Tuesday, 02 January 2024 12:17 GMT

India And Bangladesh In A Crucial Test Of Trust Over The Border


(MENAFN- Asia Times) The choreography looked promising when Border Guard Bangladesh (BGB) hosted India's Border Security Force (BSF) in Dhaka on August 25–28, 2025, for the 56th director general–level conference . The agenda was wide, the timing sensitive and the stakes unmistakably high. Both sides pledged cooperation on border killings, pushing people across the border without proper procedures, smuggling, riverbank protection and infrastructure near the frontier.

The question now is simple and unforgiving: Will these commitments travel from communiqués to communities living along one of South Asia's most fraught borders?

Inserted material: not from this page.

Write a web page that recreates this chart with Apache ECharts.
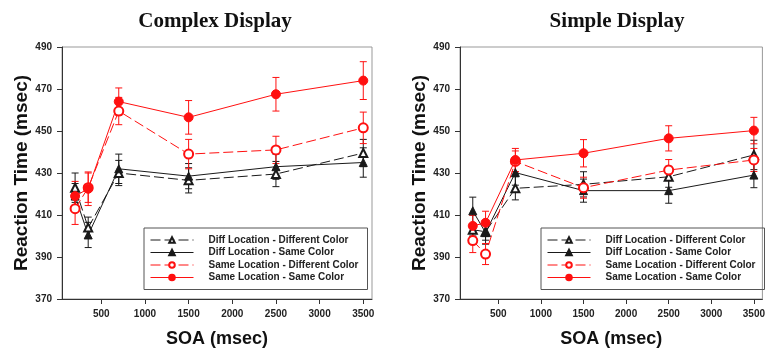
<!DOCTYPE html>
<html>
<head>
<meta charset="utf-8">
<script src="https://cdn.jsdelivr.net/npm/echarts@6/dist/echarts.min.js"></script>
<style>
  html, body { margin: 0; padding: 0; background: #fff; }
  #chart { width: 768px; height: 356px; }
</style>
</head>
<body>
<div id="chart"></div>
<script>
// SOA values (msec) shared by both panels
const soa = [200, 350, 700, 1500, 2500, 3500];
const xTicks = [500, 1000, 1500, 2000, 2500, 3000, 3500];

const seriesNames = [
  'Diff Location - Different Color',
  'Diff Location - Same Color',
  'Same Location - Different Color',
  'Same Location - Same Color'
];

// Complex display: means and error (+/-)
const complexDiffDiff = [423, 404, 430, 426.5, 429.5, 439.5];
const complexDiffDiffErr = [7, 5, 6, 6, 6, 6.5];
const complexDiffSame = [419, 400.5, 432, 428.5, 433, 435];
const complexDiffSameErr = [6, 6, 7, 6, 6, 7];
const complexSameDiff = [413, 423, 459.5, 439, 441, 451.5];
const complexSameDiffErr = [7.5, 7, 6.5, 7, 6.5, 7.5];
const complexSameSame = [419, 422.5, 464, 456.5, 467.5, 474];
const complexSameSameErr = [7, 8, 6.5, 8, 8, 9];

// Simple display
const simpleDiffDiff = [403, 402, 422.7, 424.6, 428.2, 438.6];
const simpleDiffDiffErr = [3, 4, 5.5, 6, 5, 7];
const simpleDiffSame = [412, 401.6, 430.2, 421.6, 421.6, 429];
const simpleDiffSameErr = [6.5, 5.5, 6, 5.5, 6, 6];
const simpleSameDiff = [397.8, 391.4, 435.5, 423, 431.4, 436.2];
const simpleSameDiffErr = [5.7, 5, 5, 5, 5, 5.5];
const simpleSameSame = [404.8, 406.3, 436.2, 439.4, 446.5, 450.2];
const simpleSameSameErr = [5, 5.5, 5.5, 6.5, 6, 6.3];

const BLACK = '#1a1a1a';
const RED = '#ff1010';
const SANS = '"Liberation Sans", Arial, sans-serif';
const SERIF = '"Liberation Serif", "Times New Roman", serif';

const styles = [
  { color: BLACK, dash: [10, 4], symbol: 'emptyTriangle', size: 8 },
  { color: BLACK, dash: 'solid', symbol: 'triangle', size: 8 },
  { color: RED, dash: [10, 4], symbol: 'emptyCircle', size: 9 },
  { color: RED, dash: 'solid', symbol: 'circle', size: 9 }
];

function errorBars(idx, means, errs, color) {
  return {
    type: 'custom',
    xAxisIndex: idx,
    yAxisIndex: idx,
    silent: true,
    z: 1,
    data: soa.map((x, i) => [x, means[i] - errs[i], means[i] + errs[i]]),
    renderItem: function (params, api) {
      const lo = api.coord([api.value(0), api.value(1)]);
      const hi = api.coord([api.value(0), api.value(2)]);
      const w = 3.5;
      const st = { stroke: color, lineWidth: 1 };
      return {
        type: 'group',
        children: [
          { type: 'line', shape: { x1: lo[0], y1: lo[1], x2: hi[0], y2: hi[1] }, style: st },
          { type: 'line', shape: { x1: lo[0] - w, y1: lo[1], x2: lo[0] + w, y2: lo[1] }, style: st },
          { type: 'line', shape: { x1: hi[0] - w, y1: hi[1], x2: hi[0] + w, y2: hi[1] }, style: st }
        ]
      };
    }
  };
}

function lineSeries(idx, k, means) {
  const s = styles[k];
  return {
    name: seriesNames[k],
    type: 'line',
    xAxisIndex: idx,
    yAxisIndex: idx,
    z: 3,
    data: soa.map((x, i) => [x, means[i]]),
    symbol: s.symbol,
    symbolSize: s.size,
    lineStyle: { color: s.color, width: 1, type: s.dash },
    itemStyle: { color: s.color, borderColor: s.color, borderWidth: 1 }
  };
}

const panels = [
  [[complexDiffDiff, complexDiffDiffErr], [complexDiffSame, complexDiffSameErr],
   [complexSameDiff, complexSameDiffErr], [complexSameSame, complexSameSameErr]],
  [[simpleDiffDiff, simpleDiffDiffErr], [simpleDiffSame, simpleDiffSameErr],
   [simpleSameDiff, simpleSameDiffErr], [simpleSameSame, simpleSameSameErr]]
];

const series = [];
panels.forEach((panel, idx) => {
  panel.forEach(([m, e], k) => {
    series.push(errorBars(idx, m, e, styles[k].color));
    series.push(lineSeries(idx, k, m));
  });
});

function xAxis(idx) {
  return {
    type: 'value', gridIndex: idx, min: 50, max: 3600,
    name: 'SOA (msec)', nameLocation: 'middle', nameGap: 31,
    nameTextStyle: { fontFamily: SANS, fontWeight: 'bold', fontSize: 18, color: '#111' },
    axisLine: { lineStyle: { color: '#333', width: 1 } },
    axisTick: { customValues: xTicks, length: 5, lineStyle: { color: '#333' } },
    axisLabel: {
      customValues: xTicks, margin: 10, formatter: v => String(v),
      fontFamily: SANS, fontWeight: 'bold', fontSize: 10, color: '#222'
    },
    splitLine: { show: false }
  };
}

function yAxis(idx) {
  return {
    type: 'value', gridIndex: idx, min: 370, max: 490, interval: 20,
    name: 'Reaction Time (msec)', nameLocation: 'middle', nameGap: 26,
    nameTextStyle: { fontFamily: SANS, fontWeight: 'bold', fontSize: 19, color: '#111' },
    axisLine: { show: true, lineStyle: { color: '#333', width: 1 } },
    axisTick: { show: true, length: 5, lineStyle: { color: '#333' } },
    axisLabel: { margin: 10, fontFamily: SANS, fontWeight: 'bold', fontSize: 10, color: '#222' },
    splitLine: { show: false }
  };
}

function legend(left) {
  return {
    orient: 'vertical', left: left, top: 228,
    itemWidth: 43, itemHeight: 7, itemGap: 2.5,
    padding: [7, 9, 7, 6],
    borderColor: '#555', borderWidth: 1,
    selectedMode: false,
    lineStyle: { width: 1 },
    textStyle: { fontFamily: SANS, fontWeight: 'bold', fontSize: 10, color: '#222', padding: [0, 0, 0, 10] },
    data: seriesNames
  };
}

const chart = echarts.init(document.getElementById('chart'), null, { renderer: 'canvas' });
chart.setOption({
  animation: false,
  backgroundColor: '#fff',
  title: [
    { text: 'Complex Display', left: 210, top: 6, textAlign: 'center',
      textStyle: { fontFamily: SERIF, fontWeight: 'bold', fontSize: 21, color: '#111' } },
    { text: 'Simple Display', left: 612, top: 6, textAlign: 'center',
      textStyle: { fontFamily: SERIF, fontWeight: 'bold', fontSize: 21, color: '#111' } }
  ],
  grid: [
    { left: 62, top: 47, width: 310, height: 252, show: true, borderColor: '#999', borderWidth: 1, backgroundColor: 'transparent' },
    { left: 460, top: 47, width: 307, height: 252, show: true, borderColor: '#999', borderWidth: 1, backgroundColor: 'transparent' }
  ],
  xAxis: [xAxis(0), xAxis(1)],
  yAxis: [yAxis(0), yAxis(1)],
  legend: [legend(144), legend(541)],
  series: series
});
</script>
</body>
</html>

The scale and composition of the delegations signaled intent. Dhaka fielded a 21-member team that pulled in the Home and Foreign Affairs ministries, shipping and land agencies and the Rivers Commission. That breadth matters. It reframes the border from a purely security problem to a layered challenge that touches diplomacy, ecology and livelihoods.

India's 11-member delegation, led by BSF Director General Daljit Singh Chawdhary, brought operational depth and a security-first frame. The subtext on both sides was clear. Border management cannot sit only in uniformed hands. It needs whole-of-government solutions.

Dhaka's red lines

Bangladesh's core concerns are stark and long-running. First is lethal force at the border. Fatalities among civilians, including minors, have left deep scars and persistent anger inside Bangladesh.

As BGB chief Maj. Gen. Mohammad Ashrafuzzaman Siddiqui asked during the meetings, how risky could a child be? The emotional force of that question rests on a durable pattern, not episodic tragedy. Over two decades, cumulative deaths and injuries attributed to BSF shootings have created a trust deficit that speeches alone cannot repair.

Second is the problem of push-ins and irregular repatriations. Since early May, Bangladesh has recorded large numbers of people being forced across including Rohingyas, Bangladeshis and some Indian nationals.

New Delhi has pointed to verified handovers through formal channels and to thousands of pending verifications. Dhaka's bottom line is equally blunt: people must move through procedures, not through riverine darkness at gunpoint.

Third are sovereignty worries around infrastructure within 150 yards of the zero line . Dhaka's view is that fencing and riverbank work must follow bilateral protocols. That technical point masks a political one. Construction without consultation reads as a sovereignty slight, and it interacts with Bangladeshi resentment over hostile media narratives across the border.